A lei, redigida de forma didática, pretende que não seja ferido o direito fundamental da criança ou do adolescente de convivência familiar saudável, nem que haja prejuízo nas relações de afeto com genitor e com o grupo familiar, desde que, não seja confirmado o abuso, onde teremos o art. 6 da lei com seus instrumentos de aplicação.
Caso um dos genitores esteja usando a Lei para esconder reais abusos, o problema deve ser aclarado pelos profissionais e as instituições do Sistema da Justiça, pois toda e qualquer decisão precisa ser fundamentada em provas, depois do contraditório e da ampla defesa.
Precisamos dar mais voz para as mulheres que muitas vezes sofrem, sentem na pele o dilema do pai alienador e não é devidamente valorizada na justiça, por um olhar machista, patriarcal e desqualificado.
Não é forçoso lembrar que, mesmo que a Lei de Alienação Parental seja revogada, continuará sendo crime o previsto no art. 339, “Dar causa a instauração de inquérito policial, de procedimento investigatório criminal, de processo judicial, de processo administrativo disciplinar, de inquérito civil ou de ação de improbidade administrativa contra alguém, imputando-lhe crime, infração ético-disciplinar ou ato ímprobo de que o sabe inocente”
Ou seja: um suposto pedófilo, arquiteta seu abuso, a mãe sente, vê, percebe, mas não consegue coletar provas, e no fim, o abusador também poderá invocar, em sua defesa, que está sendo vítima de “denunciação caluniosa”.
Importante ressaltar que sem a Lei de Alienação Parental, os filhos ficam à mercê dos alienadores, que podem ser homens, mulheres, pais, mães, avós, tios, madrastas, padrastos e outros.
A norma 12.318/2010 deixa clara a necessidade de uma avaliação psicológica com especialista qualificado que esclareça a dinâmica disfuncional da família, traços de personalidade dos genitores que contribuam para a caracterização da alienação e os reflexos nos filhos. Ou seja, uma avaliação que não se encontra em nenhum outro dispositivo legal. Além disso, há gradações previstas na lei que permitem uma prevenção e correção da situação familiar levantada, como advertências, acompanhamento psicológico, multa, inversão da guarda ou custódia unilateral.

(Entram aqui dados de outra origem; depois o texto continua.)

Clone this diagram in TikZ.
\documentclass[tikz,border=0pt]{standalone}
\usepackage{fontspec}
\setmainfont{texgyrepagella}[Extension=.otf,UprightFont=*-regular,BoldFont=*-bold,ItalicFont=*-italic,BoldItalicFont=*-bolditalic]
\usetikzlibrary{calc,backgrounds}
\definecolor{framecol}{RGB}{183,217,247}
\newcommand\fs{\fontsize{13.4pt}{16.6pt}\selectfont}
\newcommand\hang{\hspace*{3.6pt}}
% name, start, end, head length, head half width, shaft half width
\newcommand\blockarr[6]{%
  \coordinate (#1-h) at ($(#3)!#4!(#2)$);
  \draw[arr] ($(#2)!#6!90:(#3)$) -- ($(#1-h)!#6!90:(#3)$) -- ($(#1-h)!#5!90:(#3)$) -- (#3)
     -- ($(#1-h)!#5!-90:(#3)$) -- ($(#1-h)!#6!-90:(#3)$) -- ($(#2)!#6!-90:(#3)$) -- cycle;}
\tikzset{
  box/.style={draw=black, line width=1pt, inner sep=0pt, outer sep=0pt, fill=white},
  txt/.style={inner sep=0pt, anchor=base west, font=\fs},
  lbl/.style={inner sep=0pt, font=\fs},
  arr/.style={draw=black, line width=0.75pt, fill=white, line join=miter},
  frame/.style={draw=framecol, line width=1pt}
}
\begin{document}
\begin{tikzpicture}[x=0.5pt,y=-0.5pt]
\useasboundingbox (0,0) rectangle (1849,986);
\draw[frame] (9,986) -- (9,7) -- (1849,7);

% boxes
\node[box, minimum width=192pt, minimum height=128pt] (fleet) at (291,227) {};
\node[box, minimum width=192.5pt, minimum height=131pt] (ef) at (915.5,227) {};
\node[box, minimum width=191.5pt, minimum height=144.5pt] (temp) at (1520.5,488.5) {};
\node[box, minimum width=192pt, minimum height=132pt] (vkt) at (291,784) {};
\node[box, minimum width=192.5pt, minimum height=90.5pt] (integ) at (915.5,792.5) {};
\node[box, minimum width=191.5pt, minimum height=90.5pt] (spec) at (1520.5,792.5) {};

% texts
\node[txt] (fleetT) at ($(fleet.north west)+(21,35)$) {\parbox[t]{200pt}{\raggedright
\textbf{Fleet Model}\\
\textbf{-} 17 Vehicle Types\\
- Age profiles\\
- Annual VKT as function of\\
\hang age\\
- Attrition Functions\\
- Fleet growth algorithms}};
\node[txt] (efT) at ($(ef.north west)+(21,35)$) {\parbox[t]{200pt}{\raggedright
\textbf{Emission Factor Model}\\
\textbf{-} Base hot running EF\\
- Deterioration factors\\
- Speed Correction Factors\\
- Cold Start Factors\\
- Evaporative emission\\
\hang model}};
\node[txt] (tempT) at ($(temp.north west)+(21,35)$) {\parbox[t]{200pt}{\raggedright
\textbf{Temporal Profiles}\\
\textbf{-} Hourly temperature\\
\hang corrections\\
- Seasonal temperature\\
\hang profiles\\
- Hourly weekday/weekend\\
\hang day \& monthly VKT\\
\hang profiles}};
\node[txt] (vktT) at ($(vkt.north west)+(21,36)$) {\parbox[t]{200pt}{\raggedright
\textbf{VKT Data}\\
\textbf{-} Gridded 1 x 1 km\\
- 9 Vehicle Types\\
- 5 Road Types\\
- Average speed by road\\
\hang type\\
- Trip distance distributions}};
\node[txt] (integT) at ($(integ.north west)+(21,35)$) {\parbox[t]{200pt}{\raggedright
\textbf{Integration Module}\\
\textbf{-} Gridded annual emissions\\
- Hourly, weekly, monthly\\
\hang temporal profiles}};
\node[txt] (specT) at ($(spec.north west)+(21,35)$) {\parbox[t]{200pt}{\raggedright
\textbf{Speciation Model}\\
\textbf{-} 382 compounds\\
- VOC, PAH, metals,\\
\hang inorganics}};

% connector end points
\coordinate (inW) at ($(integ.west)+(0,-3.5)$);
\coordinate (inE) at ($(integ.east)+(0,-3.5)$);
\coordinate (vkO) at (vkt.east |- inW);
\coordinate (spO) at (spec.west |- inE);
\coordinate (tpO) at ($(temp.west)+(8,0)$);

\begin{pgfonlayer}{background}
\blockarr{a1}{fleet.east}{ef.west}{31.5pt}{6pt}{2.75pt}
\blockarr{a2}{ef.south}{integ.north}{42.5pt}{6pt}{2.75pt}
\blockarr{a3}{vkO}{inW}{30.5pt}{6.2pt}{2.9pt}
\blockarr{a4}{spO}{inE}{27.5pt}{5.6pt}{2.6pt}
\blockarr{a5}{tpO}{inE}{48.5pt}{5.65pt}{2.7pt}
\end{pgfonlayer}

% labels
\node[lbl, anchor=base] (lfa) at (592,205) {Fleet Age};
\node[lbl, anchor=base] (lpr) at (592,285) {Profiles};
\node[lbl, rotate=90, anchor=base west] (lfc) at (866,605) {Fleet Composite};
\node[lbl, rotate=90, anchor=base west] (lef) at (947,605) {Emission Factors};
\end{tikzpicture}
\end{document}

A Lei de alienação parental que tem como base a proteção deve ser aperfeiçoada e não revogada, porque o Estatuto da Criança e do Adolescente sozinho não consegue abarcar todas as demandas relacionadas as crianças e aos adolescentes.
Só fazendo um comparativo, a Lei Maria da Penha, de 2006, já foi modificada pelas Leis 13.505/2017, 13.641/2018, 13.772/2018, 13.827/2019, 13.871/2019, 13.880/2019, 13.882/2019, 13.894/2019, 13.984/2020, o que deve ser feito com a Lei de Alienação parental, um simples avanço.
O Congresso Nacional precisa urgente aprofundar os estudos sobre o tema. Observar os casos concretos, dar voz as mulheres, aprimorar o que veio para evoluir e proteger os menores.
Precisamos de um debate profundo para proteger os interesses das crianças e dos adolescentes, porque se a pessoa mais bem capacitada para fazer o bem e dizer a verdade também é a melhor capacitada para fazer o mal e para mentir, o sistema de justiça das famílias precisa criar instrumentos capazes de detectar esse paradoxo, sob pena de chancelar o falso e o odioso dos adultos.
Juliane Silvestri Beltrame Especialista em Direito das Famílias e escritora.